I've tried various things and have been unsuccessful, so I would also like to know the best way (not necessarily the most generalizable since this pipeline is only for my use) to accomplish what I would like.

Code:

rule salmon_mapping:
        input:
                fastq="data/raw_data/{sample}.fastq.gz",
                c57_index="/gpfs/data01/glasslab/home/cag104/refs/Mus_musculus/Ensemble/C57/Salmon_Index/",
                aj_index="/gpfs/data01/glasslab/home/cag104/refs/Mus_musculus/Ensemble/AJ/Salmon_Index/"
        log:
                "logs/salmon/{sample}_quant.log"
        params:
                prefix="{sample}"
        output:
                "data/processed_data/{sample}/quant.sf",
                "data/processed_data/{sample}/cmd_info.json"
        run:
                if {input.fastq} == "data/raw_data/mouse_AJ_M_Liver_Hepatocyte_RNA_notx_CG_1_VML_s20180131_GTCCGC.fastq.gz" or {input.fastq} == "data/raw_data/mouse_AJ_M_Liver_Hepatocyte_RNA_notx_CG_2_VML_s20180131_GTGAAA.fastq.gz":
                        shell("salmon quant -p 16 -i {input.aj_index} -l A -r <(gunzip -c {input.fastq}) -o data/processed_data/{wildcards.sample} &> {log}")
                else:
                        shell("salmon quant -p 16 -i {input.c57_index} -l A -r <(gunzip -c {input.fastq}) -o data/processed_data/{wildcards.sample} &> {log}"
dddxxx
  • 349
  • 2
  • 12

2 Answers2

1

Replace {input.fastq} in if statement, but not in shell statement, with input.fastq. In your example, input.fastq is a string, which is what you want, whereas {input.fastq} makes it a python set object.

Manavalan Gajapathy
  • 3,900
  • 2
  • 20
  • 43
  • Let me go ahead and give this a shot. I read somewhere about the {} being output as a set object and had previously attempted to do str({input.fastq}) as a work-around and that hadn't worked. Unfortunately the documentation isn't very clear about this. Will report back and give you the check mark! Thanks! – dddxxx Mar 10 '18 at 22:20
  • I would use the wildcard object instead of input objet `if wildcards.sample == "mouse_AJ_M_Liver_Hepatocyte_RNA_notx_CG_1_VML_s20180131_GTCCGC" or ...` – Eric C. Mar 12 '18 at 10:47
1

Use a function that defines the input to your rule based on your wildcards.

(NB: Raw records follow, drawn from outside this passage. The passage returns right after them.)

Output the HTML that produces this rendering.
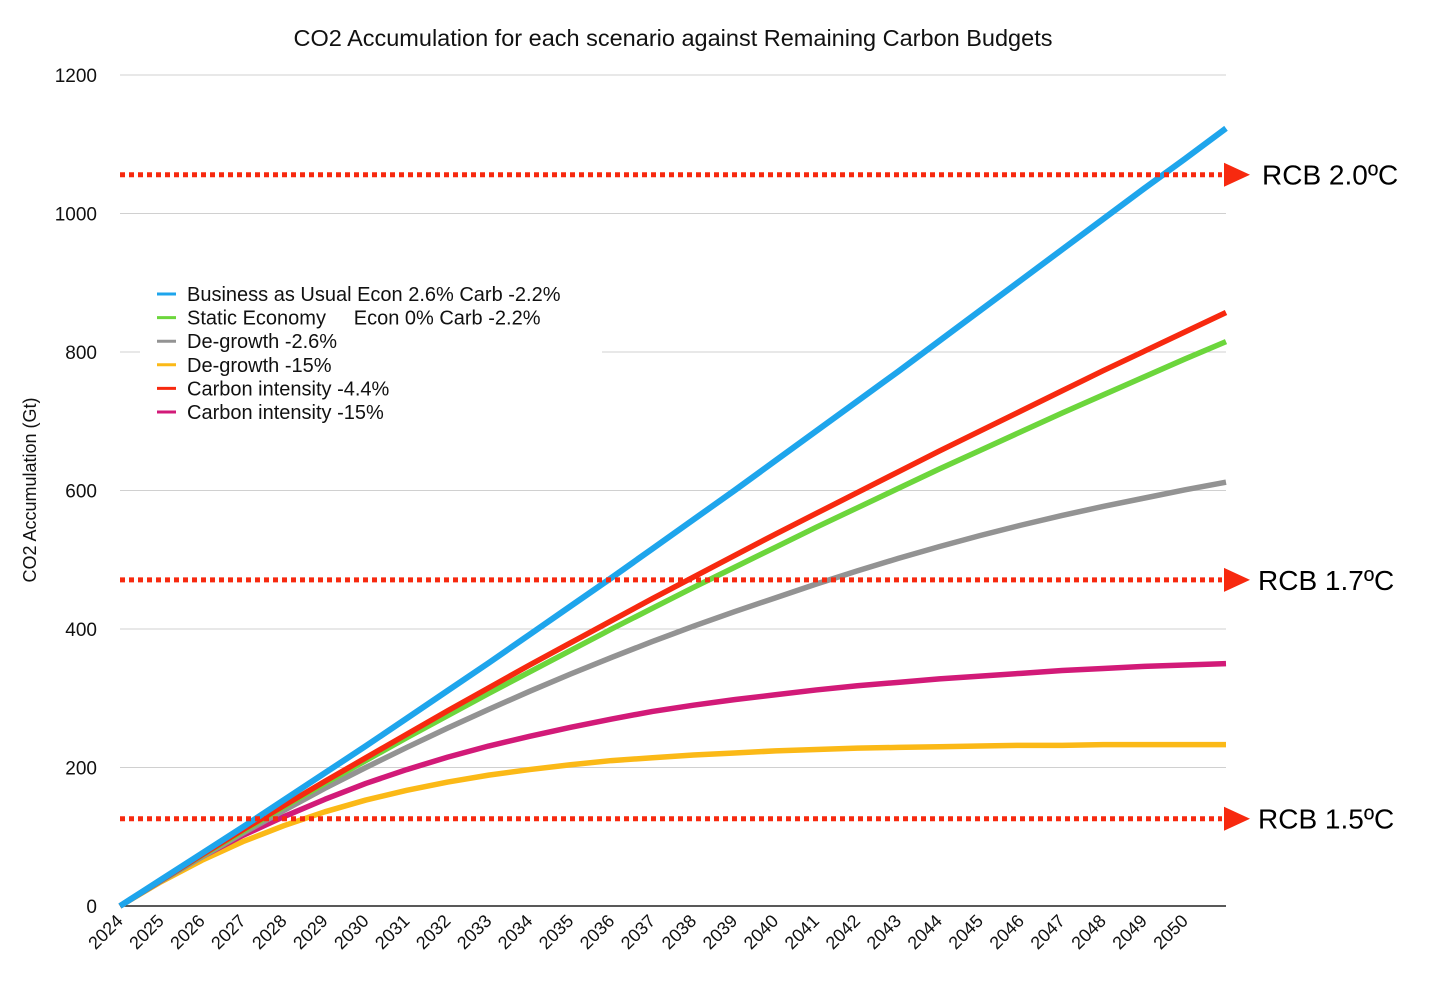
<!DOCTYPE html>
<html><head><meta charset="utf-8"><style>
body{margin:0;background:#fff;}
svg{display:block;font-family:"Liberation Sans",Arial,sans-serif;}
</style></head><body>
<svg id="chart" width="1440" height="1008">
<text x="673" y="46" font-size="23.5" text-anchor="middle" fill="#111">CO2 Accumulation for each scenario against Remaining Carbon Budgets</text>
<g id="grid"></g><g id="lines"></g><g id="rcb"></g><g id="legend"></g>
</svg>
<script>
const years=[2024,2025,2026,2027,2028,2029,2030,2031,2032,2033,2034,2035,2036,2037,2038,2039,2040,2041,2042,2043,2044,2045,2046,2047,2048,2049,2050,2051];
const yTicks=[0,200,400,600,800,1000,1200];
const bau=[0,38,76,114,153,192,231,271,311,351,392,433,474,516,558,600,643,686,729,772,816,860,904,948,992,1036,1079,1123];
const staticEcon=[0,37,73,108,143,177,210,243,275,307,338,369,400,430,460,489,518,547,575,603,631,658,685,712,738,764,790,815];
const degrowth26=[0,36,71,105,138,170,200,229,257,284,310,335,359,382,404,425,445,465,484,502,519,535,550,564,577,589,601,612];
const degrowth15=[0,35,66,93,116,136,153,167,179,189,197,204,210,214,218,221,224,226,228,229,230,231,232,232,233,233,233,233];
const carbon44=[0,37,74,110,145,180,214,248,282,315,348,380,412,444,475,506,537,567,597,627,657,686,715,744,773,801,829,857];
const carbon15=[0,37,71,102,129,154,177,197,215,231,245,258,270,281,290,298,305,312,318,323,328,332,336,340,343,346,348,350];
const budgets=[1056,471,126];
const budgetLabels=["RCB 2.0ºC","RCB 1.7ºC","RCB 1.5ºC"];
const seriesNames=["Business as Usual Econ 2.6% Carb -2.2%","Static Economy     Econ 0% Carb -2.2%","De-growth -2.6%","De-growth -15%","Carbon intensity -4.4%","Carbon intensity -15%"];
const NS="http://www.w3.org/2000/svg";
const X0=120,X1=1226,Y0=906,Y1=75;
const x=i=>X0+(X1-X0)*i/(years.length-1);
const y=v=>Y0-(Y0-Y1)*v/1200;
function mk(t,a,p){const e=document.createElementNS(NS,t);for(const k in a)e.setAttribute(k,a[k]);p.appendChild(e);return e;}
const grid=document.getElementById('grid');
yTicks.forEach(t=>{
 const l=mk('line',{x1:X0,x2:X1,y1:y(t),y2:y(t),stroke:t===0?'#222':'#d0d0d0','stroke-width':t===0?1.5:1},grid);
 
 
 const tx=mk('text',{x:97,y:y(t)+7,'font-size':19,'text-anchor':'end',fill:'#111'},grid);tx.textContent=t;
 
 
});
years.slice(0,27).forEach((yr,i)=>{
 const tx=mk('text',{x:x(i)+4,y:Y0+16,'font-size':18,'text-anchor':'end',fill:'#111',transform:`rotate(-45 ${x(i)+4} ${Y0+16})`},grid);tx.textContent=yr;
 
 
});
const yt=mk('text',{x:36,y:490,'font-size':18,'text-anchor':'middle',fill:'#111',transform:'rotate(-90 36 490)'},grid);yt.textContent='CO2 Accumulation (Gt)';


const colors=['#1ea5ec','#6cd63c','#939393','#fbb917','#f7290f','#d21a78'];
const data=[bau,staticEcon,degrowth26,degrowth15,carbon44,carbon15];
const order=[3,5,2,1,4,0];
const lines=document.getElementById('lines');
order.forEach(s=>{
 const p=mk('polyline',{points:data[s].map((v,i)=>x(i)+','+y(v)).join(' '),fill:'none',stroke:colors[s],'stroke-width':s===0?6:5.5,'stroke-linejoin':'round'},lines);
 
 
});
const rcb=document.getElementById('rcb');
budgets.forEach((b,k)=>{
 const l=mk('line',{x1:X0,x2:1222,y1:y(b),y2:y(b),stroke:'#f7290f','stroke-width':5,'stroke-dasharray':'5,4'},rcb);
 
 
 const yy=y(b);
 const tr=mk('polygon',{points:`1224,${yy-12} 1250,${yy} 1224,${yy+12}`,fill:'#f7290f'},rcb);
 
 
 const t=mk('text',{x:k===0?1262:1258,y:yy+10,'font-size':28,fill:'#000'},rcb);t.textContent=budgetLabels[k];
 
 
});
const lg=document.getElementById('legend');
const bg=mk('rect',{x:140,y:278,width:462,height:148,fill:'#fff'},lg);


seriesNames.forEach((n,i)=>{
 const yy=294+i*23.6;
 const l=mk('line',{x1:157,x2:176,y1:yy,y2:yy,stroke:colors[i],'stroke-width':3},lg);
 
 
 const t=mk('text',{x:187,y:yy+7,'font-size':20,fill:'#111'},lg);t.textContent=n;t.style.whiteSpace='pre';
 
 
});
</script>
</body></html>
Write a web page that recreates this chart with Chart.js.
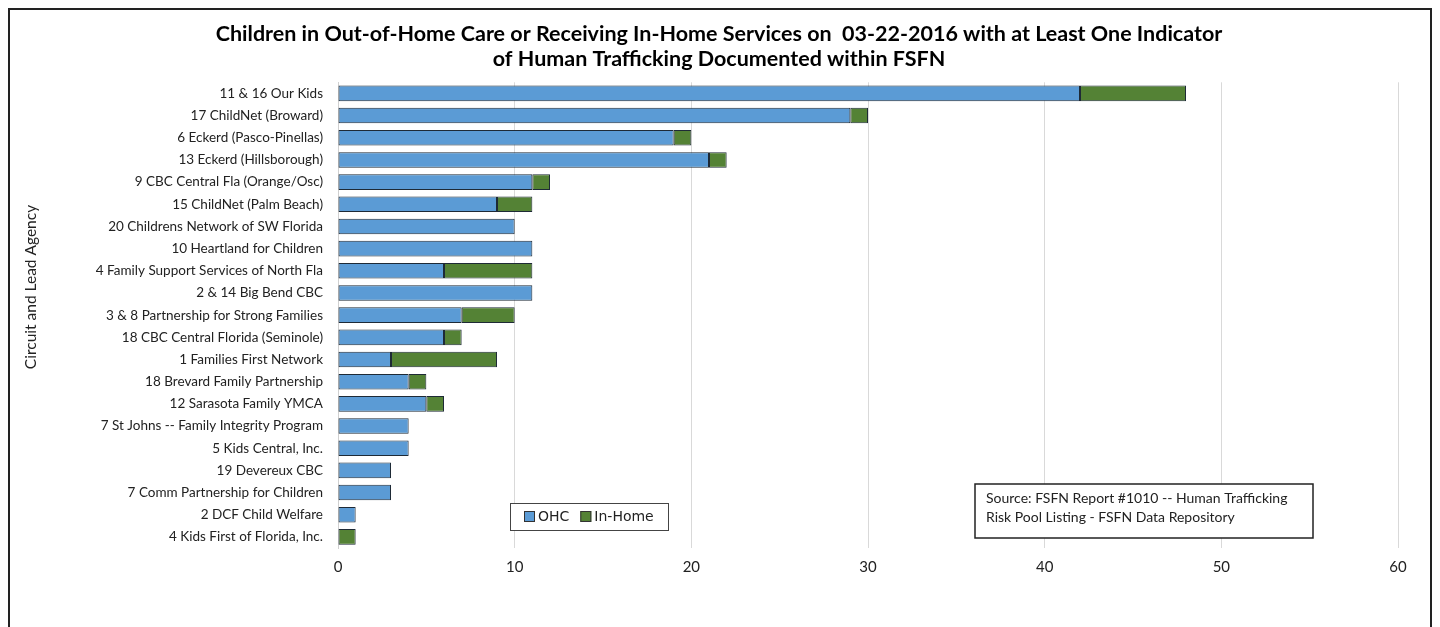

def select_fastq_and_index(wildcards):
    fq = "data/raw_data/{sample}.fastq.gz".format(sample = wildcards["sample"])
    idx = ""
    if wildcards["sample"] in [             
    "mouse_AJ_M_Liver_Hepatocyte_RNA_notx_CG_1_VML_s20180131_GTCCGC",
    "mouse_AJ_M_Liver_Hepatocyte_RNA_notx_CG_2_VML_s20180131_GTGAAA"
        ]:
            idx = foo
    else:
            idx = bar
    return fq, idx

Then rewrite your rule:

rule salmon_mapping:
        input:
                select_fastq_and_index
        log:
                "logs/salmon/{sample}_quant.log"
        params:
                prefix="{sample}"
        output:
                "data/processed_data/{sample}/quant.sf",
                "data/processed_data/{sample}/cmd_info.json"
        shell: """
            salmon quant -p 16 -i {input[1]} -l A \
            -r <(gunzip -c {input[0]}) \
            -o data/processed_data/{wildcards.sample} \
            &> {log}
            """
Russ Hyde
  • 2,154
  • 12
  • 21